AppleがM3 Ultraを搭載した新型Mac Studioを発表したことで、Mac Proの立ち位置が一層不透明になった。従来、最も高性能なMacとされてきたMac Proだが、M3 Ultraを採用したMac Studioがスペック面で優位に立ち、拡張性の差以外に明確な優越点を持たなくなっている。
Mac Proはかつてプロフェッショナル向けの最上位モデルとして、拡張性と性能を両立していた。しかし、Appleシリコン移行後はCPUやGPUが統合され、拡張性が制限される中でMac Studioと競合する形になった。M3 Ultraが登場したことで、Mac Studioは処理能力やメモリ容量でMac Proを凌駕し、実質的にAppleの最強デスクトップとしての地位を確立しつつある。
M3 Ultra搭載Mac StudioがMac Proを上回るスペックを獲得

M3 Ultraを搭載した新型Mac Studioが登場したことで、Appleのデスクトップラインナップに大きな変化が生じている。特にMac Proとの比較では、スペックの逆転現象が起こっている点が注目される。
M3 Ultraは、M3 Maxを2つ統合することで高性能化したチップであり、CPUは32コア、GPUは80コアという圧倒的な処理能力を持つ。一方で、Mac Proに搭載されているM2 Ultraは24コアCPU、76コアGPUにとどまり、単純なスペック比較ではMac Studioの方が優れている。また、最大メモリ容量もMac Studioは512GBに対応するのに対し、Mac Proは192GBが上限となっている。この結果、ハードウェアの純粋なパフォーマンス面では、Mac StudioがMac Proを上回る構図となった。
さらに、ストレージ容量や外部ディスプレイ出力もMac Studioの方が充実している。最大16TBのSSDに対応し、最大8台の4Kまたは6Kディスプレイを接続可能だ。これに対し、Mac Proは最大8TBのSSD、6台の6Kディスプレイまでの対応にとどまる。従来、Mac Proは最もパワフルなMacとして位置づけられていたが、M3 Ultraを搭載したMac Studioの登場によって、その立場が揺らいでいる。
Mac Proの拡張性はもはや利点とは言えないのか
Mac Proが持つ唯一のアドバンテージは、PCIeスロットを活用した拡張性だ。しかし、Appleシリコンへ移行したことで、その優位性は大きく損なわれている。

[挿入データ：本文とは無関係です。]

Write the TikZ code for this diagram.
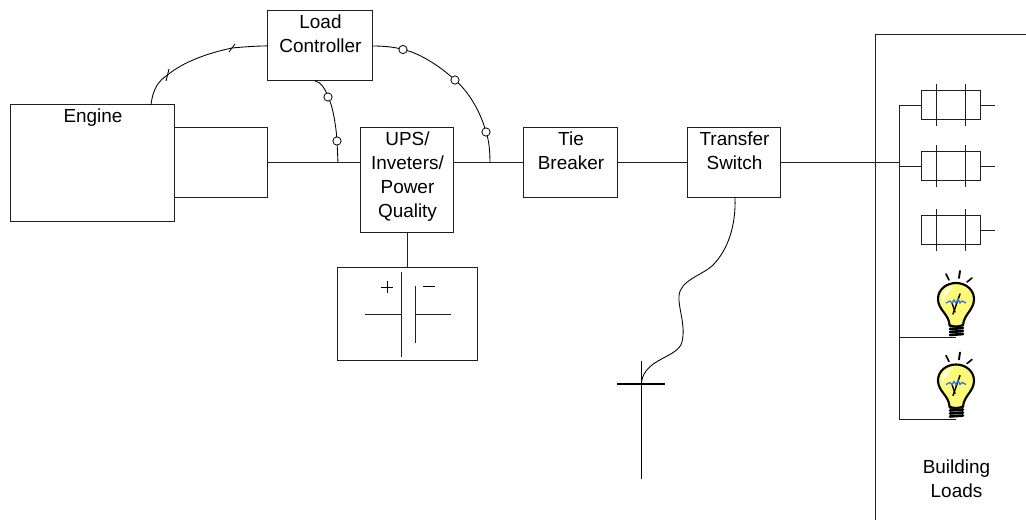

従来のIntel Mac Proは、CPUやGPUの交換、RAMの増設が可能で、ユーザーの用途に応じたカスタマイズが行えた。しかし、Appleシリコンでは、CPU・GPU・RAMが一体化したSoC(システムオンチップ)構造となり、これらの要素は一切拡張できない。そのため、Mac Proに搭載されているPCIeスロットは、主にストレージカードやオーディオ・ビデオI/Oカードの追加にしか使えない。GPUの追加やアップグレードができない点は、クリエイター向けのワークステーションとしては大きな制約となる。
一方で、Mac Studioは本体の小型化を優先したためPCIeスロットを持たないが、Thunderbolt 5ポートを豊富に搭載し、外付けストレージや周辺機器との接続性に優れる。つまり、内部拡張ができないMac Proの優位性が薄れ、Mac Studioが拡張性を補完できる環境が整いつつある。Appleが今後、Mac Proの役割をどう位置づけるのかが重要になってくるだろう。
Mac Proは今後も存在し続けるのか
M3 Ultra搭載Mac Studioの登場により、Mac Proの将来に疑問が生じている。Appleが今後もMac Proを存続させるのか、それともMac Studioが最上位機種として統一されるのか、不透明な状況となっている。
過去の事例を振り返ると、Appleは2013年に円筒型Mac Proを投入したものの、拡張性の制限がユーザーの不満を招き、2019年に従来型のタワーデザインへ回帰した経緯がある。しかし、Appleシリコン移行後のMac Proは、Intel版と比較して大幅にカスタマイズ性が制限されており、プロ向け市場における価値が低下している。M3 Ultra搭載Mac Studioの登場によって、その価値はさらに揺らいでいる。
今後、AppleがMac ProにM4 Ultraや独自の高性能チップを搭載し、Mac Studioとの差別化を図る可能性はある。しかし、もしMac Studioが今後もUltraチップを搭載し続けるなら、Mac Proが存在する意味はさらに薄れてしまう。Appleがどのような戦略を取るのかは不明だが、現時点ではMac Proが優位に立てる要素は限られていると言えるだろう。